# Exercise task:
Output the lines exactly, from the one where "Reproduce this diagram with TikZ." appears through the one where "(b2) at (589,343)" appears. Images are left out.

# Data supplied:
## start

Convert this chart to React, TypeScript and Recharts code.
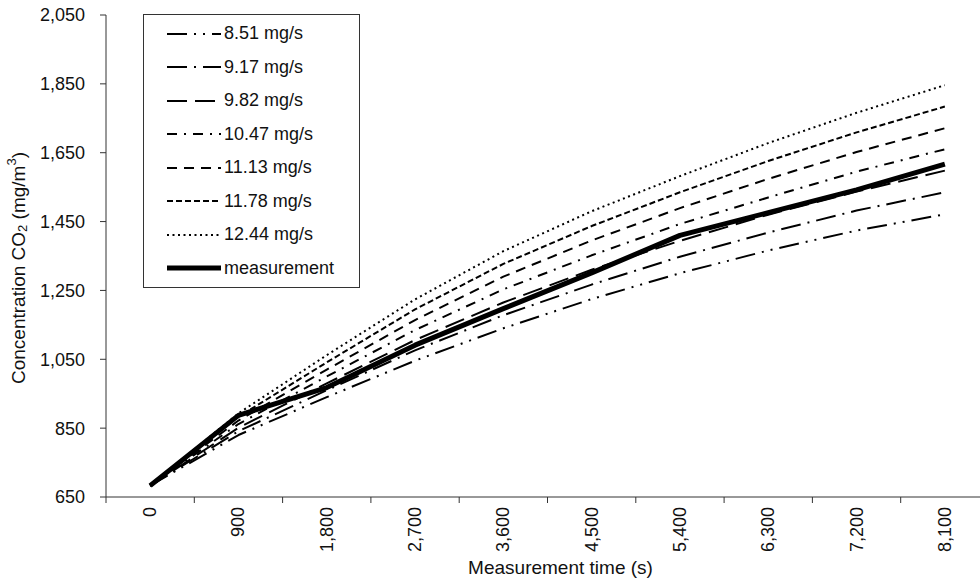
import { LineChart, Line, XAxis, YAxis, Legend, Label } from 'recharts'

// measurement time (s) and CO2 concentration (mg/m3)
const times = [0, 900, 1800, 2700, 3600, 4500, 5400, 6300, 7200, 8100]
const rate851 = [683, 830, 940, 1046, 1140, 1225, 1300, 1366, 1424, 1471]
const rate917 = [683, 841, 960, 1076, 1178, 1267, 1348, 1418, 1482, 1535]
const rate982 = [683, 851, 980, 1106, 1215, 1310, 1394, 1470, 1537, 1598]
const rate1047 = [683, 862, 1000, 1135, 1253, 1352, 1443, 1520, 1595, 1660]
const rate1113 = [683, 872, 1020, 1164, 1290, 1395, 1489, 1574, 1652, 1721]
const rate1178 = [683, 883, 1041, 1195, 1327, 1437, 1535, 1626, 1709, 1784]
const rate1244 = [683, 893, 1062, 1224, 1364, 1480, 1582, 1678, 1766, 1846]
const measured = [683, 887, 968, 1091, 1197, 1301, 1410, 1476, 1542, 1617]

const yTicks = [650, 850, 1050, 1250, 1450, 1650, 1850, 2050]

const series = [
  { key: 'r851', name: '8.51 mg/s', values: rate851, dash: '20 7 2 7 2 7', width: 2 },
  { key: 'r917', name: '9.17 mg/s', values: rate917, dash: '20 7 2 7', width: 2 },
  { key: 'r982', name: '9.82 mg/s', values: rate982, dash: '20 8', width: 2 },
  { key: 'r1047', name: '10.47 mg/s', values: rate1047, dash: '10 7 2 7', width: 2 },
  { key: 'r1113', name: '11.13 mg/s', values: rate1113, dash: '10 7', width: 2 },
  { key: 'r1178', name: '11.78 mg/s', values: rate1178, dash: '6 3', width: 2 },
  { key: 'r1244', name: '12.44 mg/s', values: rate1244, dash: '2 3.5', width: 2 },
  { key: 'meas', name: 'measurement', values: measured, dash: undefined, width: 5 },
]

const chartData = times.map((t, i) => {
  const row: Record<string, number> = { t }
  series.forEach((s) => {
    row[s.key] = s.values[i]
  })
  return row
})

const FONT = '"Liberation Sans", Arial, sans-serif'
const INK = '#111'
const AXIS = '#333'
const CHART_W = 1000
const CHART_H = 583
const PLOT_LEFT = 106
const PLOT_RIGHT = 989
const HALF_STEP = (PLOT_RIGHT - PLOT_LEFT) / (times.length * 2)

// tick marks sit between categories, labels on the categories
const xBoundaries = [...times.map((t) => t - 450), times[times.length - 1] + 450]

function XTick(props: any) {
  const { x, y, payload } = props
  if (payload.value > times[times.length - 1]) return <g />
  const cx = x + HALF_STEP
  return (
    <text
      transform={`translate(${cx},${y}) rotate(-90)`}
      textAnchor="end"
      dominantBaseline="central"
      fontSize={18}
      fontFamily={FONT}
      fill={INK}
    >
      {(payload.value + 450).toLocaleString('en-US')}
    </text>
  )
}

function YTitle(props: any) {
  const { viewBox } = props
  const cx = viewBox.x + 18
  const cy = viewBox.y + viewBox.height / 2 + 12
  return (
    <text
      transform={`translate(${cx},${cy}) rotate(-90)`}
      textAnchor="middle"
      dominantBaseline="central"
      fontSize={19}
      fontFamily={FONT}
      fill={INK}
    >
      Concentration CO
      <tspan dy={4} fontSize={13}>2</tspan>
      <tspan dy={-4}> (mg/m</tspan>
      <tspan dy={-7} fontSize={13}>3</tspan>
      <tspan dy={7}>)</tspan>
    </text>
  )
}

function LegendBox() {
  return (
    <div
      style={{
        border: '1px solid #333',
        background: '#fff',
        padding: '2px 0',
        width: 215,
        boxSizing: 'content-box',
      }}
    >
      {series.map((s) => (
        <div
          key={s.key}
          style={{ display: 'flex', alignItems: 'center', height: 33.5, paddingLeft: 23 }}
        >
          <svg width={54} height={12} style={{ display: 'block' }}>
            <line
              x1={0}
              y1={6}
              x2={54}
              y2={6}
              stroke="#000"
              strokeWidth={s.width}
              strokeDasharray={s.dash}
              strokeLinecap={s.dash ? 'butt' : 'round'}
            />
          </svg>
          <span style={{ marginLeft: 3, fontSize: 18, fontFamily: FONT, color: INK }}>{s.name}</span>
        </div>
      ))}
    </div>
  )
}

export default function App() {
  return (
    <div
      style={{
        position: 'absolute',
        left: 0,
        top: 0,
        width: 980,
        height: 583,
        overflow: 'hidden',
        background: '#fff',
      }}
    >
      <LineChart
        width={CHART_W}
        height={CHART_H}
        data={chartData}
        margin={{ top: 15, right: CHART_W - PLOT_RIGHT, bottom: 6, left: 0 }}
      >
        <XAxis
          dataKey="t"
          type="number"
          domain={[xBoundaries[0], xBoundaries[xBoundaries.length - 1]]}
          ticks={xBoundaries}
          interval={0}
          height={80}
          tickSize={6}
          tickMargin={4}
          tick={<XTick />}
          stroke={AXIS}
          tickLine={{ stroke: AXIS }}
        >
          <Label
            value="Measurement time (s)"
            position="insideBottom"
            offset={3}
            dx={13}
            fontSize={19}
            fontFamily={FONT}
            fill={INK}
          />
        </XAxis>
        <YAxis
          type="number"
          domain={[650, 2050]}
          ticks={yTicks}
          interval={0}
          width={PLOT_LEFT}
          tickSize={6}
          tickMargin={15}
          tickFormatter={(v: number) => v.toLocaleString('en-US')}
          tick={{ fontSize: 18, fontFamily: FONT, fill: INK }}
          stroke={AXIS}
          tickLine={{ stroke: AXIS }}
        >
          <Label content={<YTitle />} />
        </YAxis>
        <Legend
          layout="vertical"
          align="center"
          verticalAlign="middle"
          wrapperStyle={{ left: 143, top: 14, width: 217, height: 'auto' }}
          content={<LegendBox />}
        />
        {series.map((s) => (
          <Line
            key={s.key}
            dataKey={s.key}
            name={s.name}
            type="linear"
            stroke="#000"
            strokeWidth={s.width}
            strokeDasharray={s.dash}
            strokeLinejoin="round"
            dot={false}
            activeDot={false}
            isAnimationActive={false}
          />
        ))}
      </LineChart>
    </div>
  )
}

## end
## start

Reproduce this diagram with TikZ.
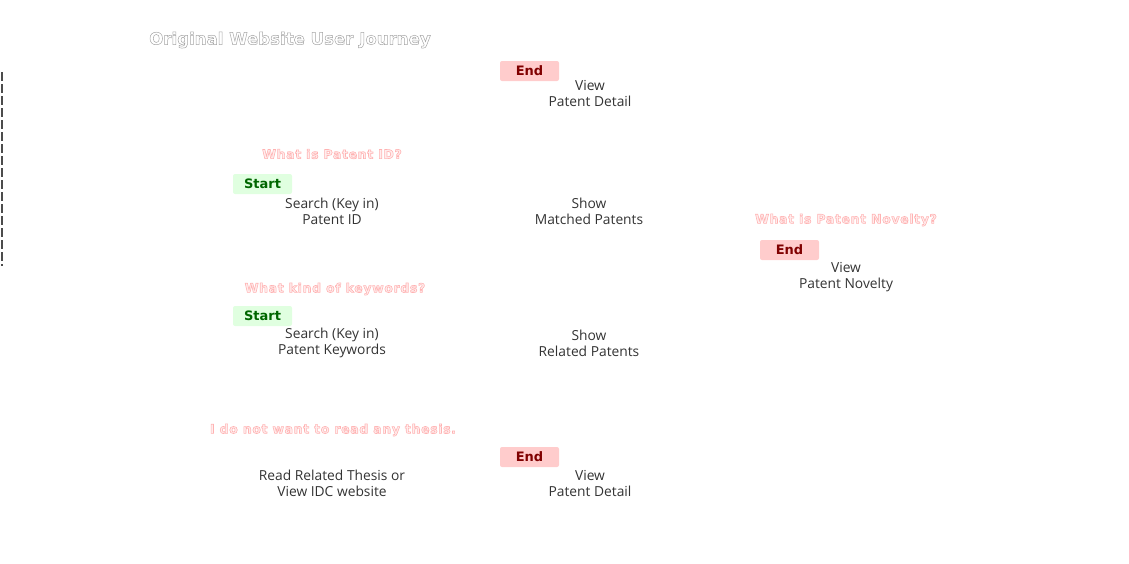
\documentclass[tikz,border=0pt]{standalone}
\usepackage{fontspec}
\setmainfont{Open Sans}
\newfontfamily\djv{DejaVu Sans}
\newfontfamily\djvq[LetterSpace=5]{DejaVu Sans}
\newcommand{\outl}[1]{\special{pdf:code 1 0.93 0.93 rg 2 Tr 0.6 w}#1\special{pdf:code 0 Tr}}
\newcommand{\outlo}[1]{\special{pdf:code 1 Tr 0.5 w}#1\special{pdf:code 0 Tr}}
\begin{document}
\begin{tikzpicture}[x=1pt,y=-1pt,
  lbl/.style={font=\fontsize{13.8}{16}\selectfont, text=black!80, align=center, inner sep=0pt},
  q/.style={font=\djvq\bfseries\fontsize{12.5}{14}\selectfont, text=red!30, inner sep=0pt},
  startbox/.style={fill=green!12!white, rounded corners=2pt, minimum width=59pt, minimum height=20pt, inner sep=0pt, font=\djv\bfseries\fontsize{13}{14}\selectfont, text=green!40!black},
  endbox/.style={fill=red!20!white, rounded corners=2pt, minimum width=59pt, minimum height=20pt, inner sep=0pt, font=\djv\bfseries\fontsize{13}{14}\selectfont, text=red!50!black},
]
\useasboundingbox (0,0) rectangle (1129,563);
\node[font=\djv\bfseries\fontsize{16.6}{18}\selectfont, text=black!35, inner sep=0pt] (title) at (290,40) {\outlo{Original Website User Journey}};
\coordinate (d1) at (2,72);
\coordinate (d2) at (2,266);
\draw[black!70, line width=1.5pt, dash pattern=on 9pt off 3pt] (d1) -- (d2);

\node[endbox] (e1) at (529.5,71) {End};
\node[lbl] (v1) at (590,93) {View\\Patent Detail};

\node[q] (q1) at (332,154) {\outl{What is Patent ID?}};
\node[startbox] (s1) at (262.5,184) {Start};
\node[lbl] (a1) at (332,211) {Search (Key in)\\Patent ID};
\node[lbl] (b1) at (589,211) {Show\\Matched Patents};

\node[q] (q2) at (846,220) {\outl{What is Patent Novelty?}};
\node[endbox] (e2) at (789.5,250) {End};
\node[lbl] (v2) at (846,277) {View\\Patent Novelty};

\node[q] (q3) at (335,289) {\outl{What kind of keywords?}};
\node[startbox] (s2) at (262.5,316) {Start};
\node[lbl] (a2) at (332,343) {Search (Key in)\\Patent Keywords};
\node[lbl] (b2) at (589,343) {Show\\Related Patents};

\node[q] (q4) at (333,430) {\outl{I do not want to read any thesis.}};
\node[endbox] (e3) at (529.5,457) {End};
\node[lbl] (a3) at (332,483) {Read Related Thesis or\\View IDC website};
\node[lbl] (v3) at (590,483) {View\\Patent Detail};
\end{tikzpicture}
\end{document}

## end
## start

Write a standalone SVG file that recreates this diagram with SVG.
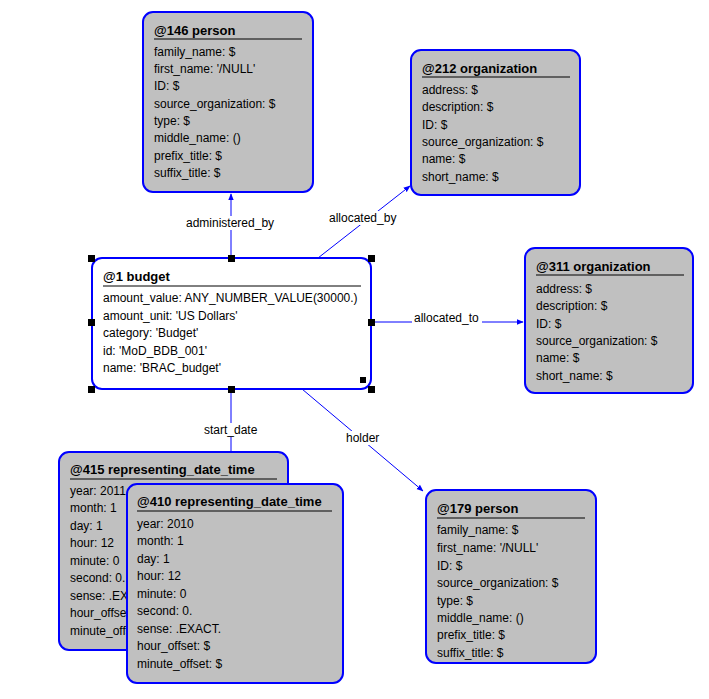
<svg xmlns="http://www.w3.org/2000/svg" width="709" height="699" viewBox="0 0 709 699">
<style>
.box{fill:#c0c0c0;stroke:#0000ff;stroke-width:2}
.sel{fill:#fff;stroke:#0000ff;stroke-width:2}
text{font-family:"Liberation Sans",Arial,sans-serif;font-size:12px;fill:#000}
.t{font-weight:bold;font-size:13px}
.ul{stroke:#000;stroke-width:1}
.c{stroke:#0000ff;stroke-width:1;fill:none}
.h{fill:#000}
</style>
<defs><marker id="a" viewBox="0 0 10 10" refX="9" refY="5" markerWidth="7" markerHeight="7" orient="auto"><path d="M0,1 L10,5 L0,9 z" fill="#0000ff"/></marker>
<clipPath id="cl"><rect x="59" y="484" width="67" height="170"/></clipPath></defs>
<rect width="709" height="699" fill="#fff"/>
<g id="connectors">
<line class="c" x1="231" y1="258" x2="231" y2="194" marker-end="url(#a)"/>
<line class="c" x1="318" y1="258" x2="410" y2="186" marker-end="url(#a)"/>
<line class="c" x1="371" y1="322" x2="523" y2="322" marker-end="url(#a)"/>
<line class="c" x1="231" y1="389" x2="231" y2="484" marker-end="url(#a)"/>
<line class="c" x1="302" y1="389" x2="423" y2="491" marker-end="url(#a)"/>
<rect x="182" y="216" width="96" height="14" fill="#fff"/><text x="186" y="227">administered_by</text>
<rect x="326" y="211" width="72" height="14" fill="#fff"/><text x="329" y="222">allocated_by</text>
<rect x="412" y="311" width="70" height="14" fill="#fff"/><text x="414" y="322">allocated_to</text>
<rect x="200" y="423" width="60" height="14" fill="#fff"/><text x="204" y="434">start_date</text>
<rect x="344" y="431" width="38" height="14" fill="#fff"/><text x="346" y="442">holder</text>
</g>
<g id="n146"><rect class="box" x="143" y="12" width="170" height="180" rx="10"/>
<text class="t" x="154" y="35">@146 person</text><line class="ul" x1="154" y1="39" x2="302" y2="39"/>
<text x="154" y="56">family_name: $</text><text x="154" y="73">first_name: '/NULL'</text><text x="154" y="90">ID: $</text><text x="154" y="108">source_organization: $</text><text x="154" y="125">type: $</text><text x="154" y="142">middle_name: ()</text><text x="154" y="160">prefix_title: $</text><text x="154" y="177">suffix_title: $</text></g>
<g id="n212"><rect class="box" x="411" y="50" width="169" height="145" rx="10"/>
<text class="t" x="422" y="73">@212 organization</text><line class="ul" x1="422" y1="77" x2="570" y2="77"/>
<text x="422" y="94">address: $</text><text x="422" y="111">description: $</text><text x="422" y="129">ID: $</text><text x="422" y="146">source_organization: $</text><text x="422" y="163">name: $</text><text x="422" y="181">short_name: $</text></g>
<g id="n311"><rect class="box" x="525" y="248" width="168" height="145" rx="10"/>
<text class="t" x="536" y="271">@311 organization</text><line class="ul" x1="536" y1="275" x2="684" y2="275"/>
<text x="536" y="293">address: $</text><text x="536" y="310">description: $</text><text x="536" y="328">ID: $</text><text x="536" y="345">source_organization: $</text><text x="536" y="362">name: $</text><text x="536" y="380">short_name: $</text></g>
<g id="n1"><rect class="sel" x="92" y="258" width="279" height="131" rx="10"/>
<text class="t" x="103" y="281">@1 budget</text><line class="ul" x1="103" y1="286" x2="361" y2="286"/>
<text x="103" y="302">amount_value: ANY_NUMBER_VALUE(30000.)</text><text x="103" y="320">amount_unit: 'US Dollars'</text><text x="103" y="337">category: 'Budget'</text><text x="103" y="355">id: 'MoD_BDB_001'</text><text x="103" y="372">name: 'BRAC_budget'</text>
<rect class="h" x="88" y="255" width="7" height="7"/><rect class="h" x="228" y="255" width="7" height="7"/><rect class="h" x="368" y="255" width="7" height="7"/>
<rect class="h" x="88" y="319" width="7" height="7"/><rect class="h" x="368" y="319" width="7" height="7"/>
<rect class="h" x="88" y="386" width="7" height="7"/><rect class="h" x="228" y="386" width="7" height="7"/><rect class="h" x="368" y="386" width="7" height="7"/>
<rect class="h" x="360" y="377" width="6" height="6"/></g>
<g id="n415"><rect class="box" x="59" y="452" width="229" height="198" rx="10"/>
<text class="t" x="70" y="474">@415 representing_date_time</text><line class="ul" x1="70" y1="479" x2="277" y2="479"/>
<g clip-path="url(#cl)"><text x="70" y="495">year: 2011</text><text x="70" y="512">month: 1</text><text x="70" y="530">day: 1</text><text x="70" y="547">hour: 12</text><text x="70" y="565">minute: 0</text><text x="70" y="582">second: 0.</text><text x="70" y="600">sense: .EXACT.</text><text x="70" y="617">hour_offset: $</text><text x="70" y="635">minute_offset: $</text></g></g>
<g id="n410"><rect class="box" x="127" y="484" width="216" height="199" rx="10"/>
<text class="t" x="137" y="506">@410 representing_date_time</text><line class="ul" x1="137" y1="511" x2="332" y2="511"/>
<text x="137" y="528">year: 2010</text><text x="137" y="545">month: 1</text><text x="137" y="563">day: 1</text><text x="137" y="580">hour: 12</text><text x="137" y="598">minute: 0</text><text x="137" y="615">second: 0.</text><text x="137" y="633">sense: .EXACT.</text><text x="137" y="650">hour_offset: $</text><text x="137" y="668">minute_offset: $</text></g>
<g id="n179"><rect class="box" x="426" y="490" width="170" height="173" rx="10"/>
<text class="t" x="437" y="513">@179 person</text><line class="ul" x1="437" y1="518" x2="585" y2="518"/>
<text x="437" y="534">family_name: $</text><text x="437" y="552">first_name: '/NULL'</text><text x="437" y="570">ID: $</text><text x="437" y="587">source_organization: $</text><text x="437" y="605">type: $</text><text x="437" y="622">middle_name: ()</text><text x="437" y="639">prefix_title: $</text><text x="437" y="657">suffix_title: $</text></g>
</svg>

## end

# Response for this exercise:
Reproduce this diagram with TikZ.
\documentclass[tikz,border=0pt]{standalone}
\usepackage{fontspec}
\setmainfont{Open Sans}
\newfontfamily\djv{DejaVu Sans}
\newfontfamily\djvq[LetterSpace=5]{DejaVu Sans}
\newcommand{\outl}[1]{\special{pdf:code 1 0.93 0.93 rg 2 Tr 0.6 w}#1\special{pdf:code 0 Tr}}
\newcommand{\outlo}[1]{\special{pdf:code 1 Tr 0.5 w}#1\special{pdf:code 0 Tr}}
\begin{document}
\begin{tikzpicture}[x=1pt,y=-1pt,
  lbl/.style={font=\fontsize{13.8}{16}\selectfont, text=black!80, align=center, inner sep=0pt},
  q/.style={font=\djvq\bfseries\fontsize{12.5}{14}\selectfont, text=red!30, inner sep=0pt},
  startbox/.style={fill=green!12!white, rounded corners=2pt, minimum width=59pt, minimum height=20pt, inner sep=0pt, font=\djv\bfseries\fontsize{13}{14}\selectfont, text=green!40!black},
  endbox/.style={fill=red!20!white, rounded corners=2pt, minimum width=59pt, minimum height=20pt, inner sep=0pt, font=\djv\bfseries\fontsize{13}{14}\selectfont, text=red!50!black},
]
\useasboundingbox (0,0) rectangle (1129,563);
\node[font=\djv\bfseries\fontsize{16.6}{18}\selectfont, text=black!35, inner sep=0pt] (title) at (290,40) {\outlo{Original Website User Journey}};
\coordinate (d1) at (2,72);
\coordinate (d2) at (2,266);
\draw[black!70, line width=1.5pt, dash pattern=on 9pt off 3pt] (d1) -- (d2);

\node[endbox] (e1) at (529.5,71) {End};
\node[lbl] (v1) at (590,93) {View\\Patent Detail};

\node[q] (q1) at (332,154) {\outl{What is Patent ID?}};
\node[startbox] (s1) at (262.5,184) {Start};
\node[lbl] (a1) at (332,211) {Search (Key in)\\Patent ID};
\node[lbl] (b1) at (589,211) {Show\\Matched Patents};

\node[q] (q2) at (846,220) {\outl{What is Patent Novelty?}};
\node[endbox] (e2) at (789.5,250) {End};
\node[lbl] (v2) at (846,277) {View\\Patent Novelty};

\node[q] (q3) at (335,289) {\outl{What kind of keywords?}};
\node[startbox] (s2) at (262.5,316) {Start};
\node[lbl] (a2) at (332,343) {Search (Key in)\\Patent Keywords};
\node[lbl] (b2) at (589,343) {Show\\Related Patents};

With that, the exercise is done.